Par une ordonnance du 5 octobre 2023, le juge des référés du Conseil d’Etat s’est prononcé sur la requête d’un professeur des universités et praticien hospitalier en chirurgie demandant la suspension de l’arrêté du 15 mars 2023 prononçant la suspension à titre conservatoire de ses fonctions universitaires et hospitalières, pris par le ministre chargé de la santé et la ministre chargée de la recherche.
Dans le cadre d’une procédure devant la juridiction disciplinaire dont le requérant faisait l’objet, les ministres précitées ont jugé utile de prononcer la suspension à titre conservatoire de l’agent jusqu’au terme de la procédure en considérant que l’intérêt du service l’exigeait. Il est reproché au praticien de causer des troubles dans le bon fonctionnement du service de chirurgie cardiaque au sein duquel il exerce, les ministres lui imputant la responsabilité d’un climat professionnel délétère dans ce service, susceptible de porter préjudice à la sécurité des soins.
En effet, diverses rapports internes et externes ont conclu à l’existence d’un grave conflit opposant le requérant et son supérieur hiérarchique. Il est précisé dans un des rapports que le requérant a une responsabilité particulière dans ce conflit et qu’« une part importante des praticiens dénonce le climat de suspicion permanente qu’il entretient à leur encontre ».

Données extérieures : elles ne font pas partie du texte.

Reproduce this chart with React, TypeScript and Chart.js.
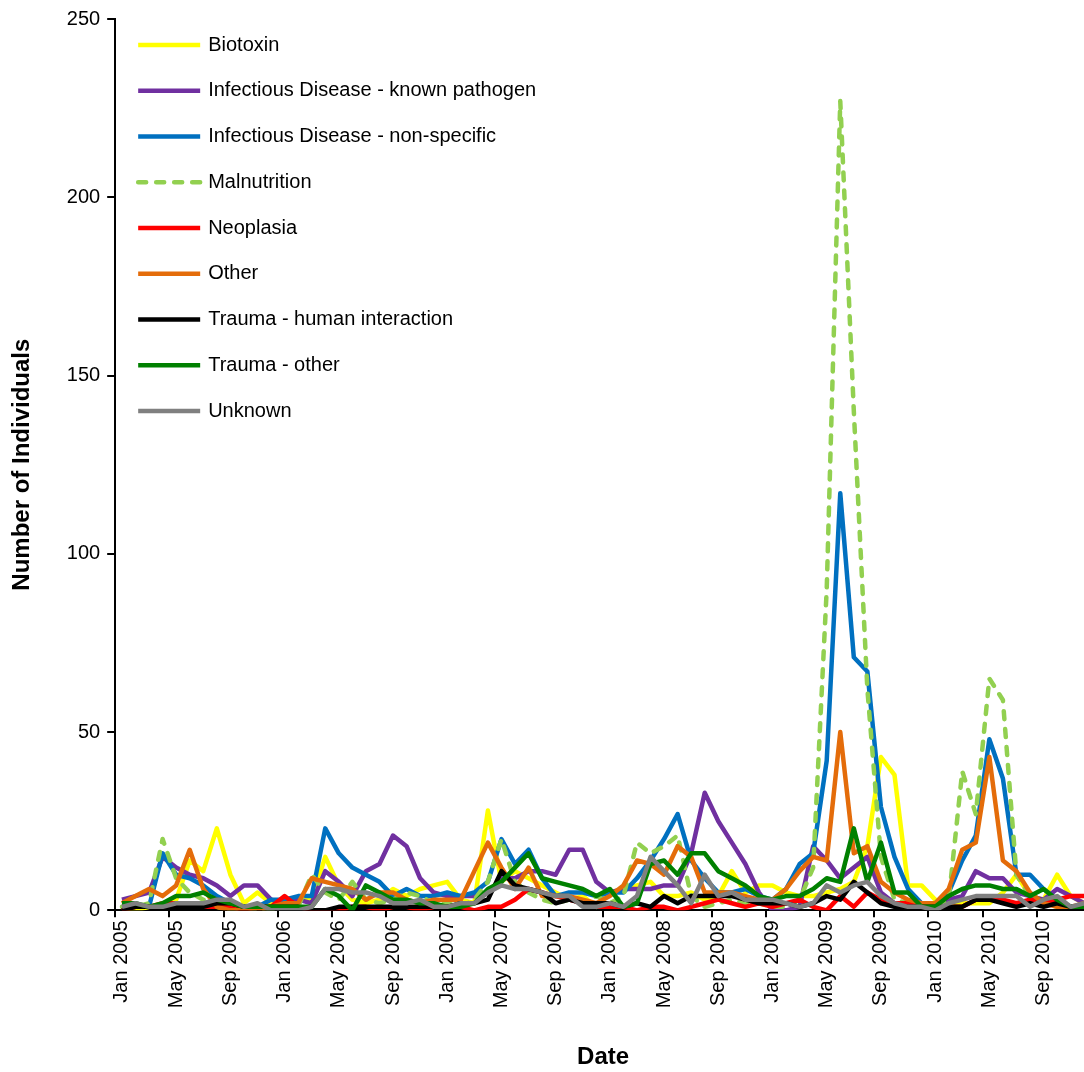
import React, { useEffect, useRef } from "react";
import { Chart, registerables } from "chart.js";

Chart.register(...registerables);

const MONTHS = ["Jan", "Feb", "Mar", "Apr", "May", "Jun", "Jul", "Aug", "Sep", "Oct", "Nov", "Dec"];
const YEARS = [2005, 2006, 2007, 2008, 2009, 2010];
const CATEGORIES = YEARS.flatMap((y) => MONTHS.map((m) => `${m} ${y}`));
const TICK_EVERY = 4;
const Y_MIN = 0;
const Y_MAX = 250;
const Y_STEP = 50;

const biotoxin = [
  1, 0, 1, 1, 3, 14, 11, 23, 10, 2, 5, 2,
  2, 3, 3, 15, 7, 3, 2, 3, 6, 4, 6, 7,
  8, 3, 2, 28, 8, 11, 9, 7, 5, 3, 4, 1,
  5, 6, 7, 8, 4, 4, 5, 3, 4, 11, 5, 7,
  7, 5, 4, 4, 5, 6, 8, 18, 43, 38, 7, 7,
  3, 2, 2, 2, 2, 5, 10, 4, 3, 10, 4, 2,
];
const knownPathogen = [
  3, 4, 5, 15, 12, 10, 9, 7, 4, 7, 7, 3,
  2, 3, 2, 11, 8, 4, 11, 13, 21, 18, 9, 5,
  4, 4, 4, 5, 9, 9, 11, 11, 10, 17, 17, 8,
  5, 6, 6, 6, 7, 7, 16, 33, 25, 19, 13, 5,
  0, 0, 1, 18, 14, 9, 12, 15, 5, 2, 1, 1,
  2, 3, 4, 11, 9, 9, 5, 4, 3, 6, 4, 2,
];
const nonSpecific = [
  1, 1, 1, 16, 10, 9, 7, 4, 2, 1, 1, 3,
  3, 4, 4, 23, 16, 12, 10, 8, 4, 6, 4, 4,
  5, 4, 5, 8, 20, 13, 17, 9, 4, 5, 5, 4,
  5, 5, 9, 14, 20, 27, 14, 9, 5, 5, 6, 4,
  3, 6, 13, 16, 42, 117, 71, 67, 29, 15, 6, 2,
  2, 5, 14, 21, 48, 37, 10, 10, 6, 3, 1, 1,
];
const malnutrition = [
  1, 1, 2, 20, 9, 5, 3, 1, 0, 1, 0, 0,
  1, 1, 10, 5, 3, 8, 3, 2, 3, 5, 4, 2,
  2, 1, 3, 8, 20, 8, 5, 3, 2, 3, 2, 4,
  2, 4, 19, 16, 18, 21, 4, 1, 2, 3, 2, 2,
  1, 1, 3, 12, 90, 227, 140, 62, 15, 3, 2, 1,
  1, 3, 39, 27, 65, 59, 10, 4, 2, 1, 1, 1,
];
const neoplasia = [
  0, 1, 1, 2, 2, 1, 1, 1, 1, 0, 1, 1,
  4, 1, 0, 0, 0, 1, 1, 0, 1, 1, 0, 1,
  1, 1, 0, 1, 1, 3, 6, 5, 4, 3, 2, 1,
  1, 1, 0, 1, 1, 0, 1, 2, 3, 2, 1, 2,
  1, 2, 3, 1, 0, 4, 1, 5, 3, 2, 2, 1,
  1, 1, 1, 3, 3, 3, 2, 3, 2, 3, 4, 4,
];
const other = [
  2, 4, 6, 4, 7, 17, 6, 1, 0, 0, 0, 1,
  2, 2, 9, 8, 7, 6, 3, 5, 5, 3, 2, 3,
  3, 3, 11, 19, 12, 6, 12, 4, 4, 4, 3, 2,
  4, 7, 14, 13, 10, 18, 15, 5, 5, 5, 4, 3,
  3, 6, 11, 15, 14, 50, 16, 18, 8, 5, 3, 2,
  2, 6, 17, 19, 43, 14, 11, 5, 2, 1, 1, 2,
];
const traumaHuman = [
  0, 1, 1, 1, 1, 1, 1, 2, 2, 1, 1, 1,
  1, 1, 0, 0, 1, 1, 1, 1, 1, 1, 1, 1,
  1, 2, 2, 3, 11, 7, 6, 5, 2, 3, 2, 2,
  2, 1, 2, 1, 4, 2, 4, 4, 4, 4, 3, 2,
  2, 2, 1, 2, 4, 3, 8, 5, 2, 1, 1, 1,
  1, 1, 1, 3, 3, 2, 1, 2, 1, 2, 1, 1,
];
const traumaOther = [
  2, 2, 1, 2, 4, 4, 5, 3, 2, 1, 1, 1,
  1, 1, 1, 6, 4, 0, 7, 5, 3, 3, 2, 2,
  1, 1, 2, 6, 8, 12, 16, 9, 8, 7, 6, 4,
  6, 1, 2, 13, 14, 10, 16, 16, 11, 9, 7, 4,
  3, 4, 4, 6, 9, 8, 23, 8, 19, 5, 5, 1,
  1, 4, 6, 7, 7, 6, 6, 4, 6, 3, 1, 1,
];
const unknown = [
  1, 2, 1, 1, 2, 2, 2, 3, 3, 1, 2, 0,
  0, 0, 1, 6, 6, 5, 5, 4, 2, 2, 3, 1,
  1, 2, 2, 5, 7, 6, 6, 5, 4, 4, 1, 1,
  2, 1, 4, 15, 11, 7, 2, 10, 4, 5, 3, 3,
  3, 2, 1, 2, 7, 5, 7, 8, 4, 2, 1, 1,
  0, 2, 3, 4, 4, 4, 4, 1, 3, 4, 1, 2,
];

const SERIES_NAMES = [
  "Biotoxin",
  "Infectious Disease - known pathogen",
  "Infectious Disease - non-specific",
  "Malnutrition",
  "Neoplasia",
  "Other",
  "Trauma - human interaction",
  "Trauma - other",
  "Unknown",
];
const SERIES_VALUES = [biotoxin, knownPathogen, nonSpecific, malnutrition, neoplasia, other, traumaHuman, traumaOther, unknown];
const SERIES_COLORS = ["#FFFF00", "#7030A0", "#0070C0", "#92D050", "#FF0000", "#E46C0A", "#000000", "#008000", "#808080"];
const DASHED = [false, false, false, true, false, false, false, false, false];

const FONT = '"Liberation Sans", Arial, sans-serif';

const insideLegend = {
  id: "insideLegend",
  afterDraw(chart: any) {
    const { ctx, chartArea } = chart;
    ctx.save();
    chart.data.datasets.forEach((ds: any, i: number) => {
      const y = chartArea.top + 26 + i * 45.75;
      const x0 = chartArea.left + 23;
      const x1 = chartArea.left + 85;
      ctx.beginPath();
      ctx.strokeStyle = ds.borderColor;
      ctx.lineWidth = ds.borderWidth;
      ctx.lineCap = ds.borderCapStyle || "butt";
      ctx.setLineDash(ds.borderDash || []);
      ctx.moveTo(x0, y);
      ctx.lineTo(x1, y);
      ctx.stroke();
      ctx.setLineDash([]);
      ctx.fillStyle = "#000";
      ctx.font = `20px ${FONT}`;
      ctx.textBaseline = "middle";
      ctx.textAlign = "left";
      ctx.fillText(ds.label, chartArea.left + 93, y);
    });
    ctx.restore();
  },
};

export default function App() {
  const ref = useRef<HTMLCanvasElement>(null);
  useEffect(() => {
    Chart.defaults.font.family = FONT;
    const datasets = SERIES_NAMES.map((name, i) => ({
      label: name,
      data: SERIES_VALUES[i],
      borderColor: SERIES_COLORS[i],
      backgroundColor: SERIES_COLORS[i],
      borderWidth: 4.5,
      borderDash: DASHED[i] ? [8, 10] : [],
      borderCapStyle: DASHED[i] ? "round" : "butt",
      borderJoinStyle: "round",
      pointRadius: 0,
      pointHoverRadius: 0,
      tension: 0,
      fill: false,
      order: SERIES_NAMES.length - i,
    }));
    const chart = new Chart(ref.current!, {
      type: "line",
      data: { labels: CATEGORIES, datasets: datasets as any },
      plugins: [insideLegend],
      options: {
        animation: false,
        responsive: false,
        devicePixelRatio: 1,
        layout: { padding: { top: 6, right: 0, bottom: 0, left: 0 } },
        plugins: { legend: { display: false }, tooltip: { enabled: false } },
        scales: {
          x: {
            type: "category",
            offset: true,
            afterFit: (scale: any) => {
              scale.paddingRight = 0;
              scale.paddingLeft = 0;
            },
            grid: {
              offset: true,
              drawOnChartArea: false,
              drawTicks: true,
              tickLength: 7,
              lineWidth: 2,
              color: (c: any) => (typeof c.index === "number" && c.index % TICK_EVERY === 0 ? "#000" : "rgba(0,0,0,0)"),
            },
            border: { display: true, color: "#000", width: 2 },
            ticks: {
              autoSkip: false,
              minRotation: 90,
              maxRotation: 90,
              padding: 3,
              color: "#000",
              font: { size: 20, family: FONT },
              callback: (_v: any, i: number) => (i % TICK_EVERY === 0 ? CATEGORIES[i] : ""),
            },
            title: {
              display: true,
              text: "Date",
              color: "#000",
              font: { size: 24, weight: "bold", family: FONT },
              padding: { top: 32, bottom: 0 },
            },
          },
          y: {
            min: Y_MIN,
            max: Y_MAX,
            grid: { drawOnChartArea: false, drawTicks: true, tickLength: 8, lineWidth: 2, color: "#000" },
            border: { display: true, color: "#000", width: 2 },
            ticks: { stepSize: Y_STEP, padding: 7, color: "#000", font: { size: 20, family: FONT } },
            title: {
              display: true,
              text: "Number of Individuals",
              color: "#000",
              font: { size: 24, weight: "bold", family: FONT },
              padding: { top: 8, bottom: 23 },
            },
          },
        },
      },
    });
    return () => chart.destroy();
  }, []);
  return (
    <div style={{ position: "absolute", left: 0, top: 0, width: 1084, height: 1072, background: "#fff", overflow: "hidden" }}>
      <canvas ref={ref} width={1091} height={1072} style={{ display: "block" }} />
    </div>
  );
}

Le requérant, qui se prévaut de la qualité de lanceur d’alerte, a adressé de multiples courriers et courriels à la direction de l’hôpital et à l’agenre régionale de santé (ARS) reprochant à son supérieur hiérarchique « des lacunes managériales et des pratiques cliniques et chirurgicales non conformes mettant en péril la sécurité des patients ». De plus, il a réalisé, de sa propre initiative, une étude sur la mortalité au sein du service de chirurgie cardiaque et ne conteste pas avoir procédé à cet effet à la consultation du dossier médical de plusieurs centaines de patients qu’il n’avait pas reçus en consultation ni opérés.
Dans ces conditions, le Conseil d’Etat a considéré que « le moyen titré de ce que la suspension prononcée à titre conservatoire à son encontre ne serait pas motivée par l’intérêt du service invoqué par les ministres mais aurait été prise, en représailles, à la suite des signalements effectués par l’intéressé depuis 2019 […] n’apparaît pas, en l’état de l’instruction, propre à faire naître un doute sérieux sur sa légalité ». Il a ainsi prononcé le rejet de la requête.
En parallèle, le praticien a reçu la sanction du blâme par une décision du 6 septembre 2022 de la chambre disciplinaire de première instance d’Ile de France de l’ordre des médecins, qui a jugé que la diffusion massive au sein et à l’extérieur du centre hospitalier des résultats de l’étude menée sur la mortalité au sein de service, qui constituait une campagne de dénigrement de celui-ci, relève d’un manquement à l’obligation de prudence ainsi qu’au secret professionnel.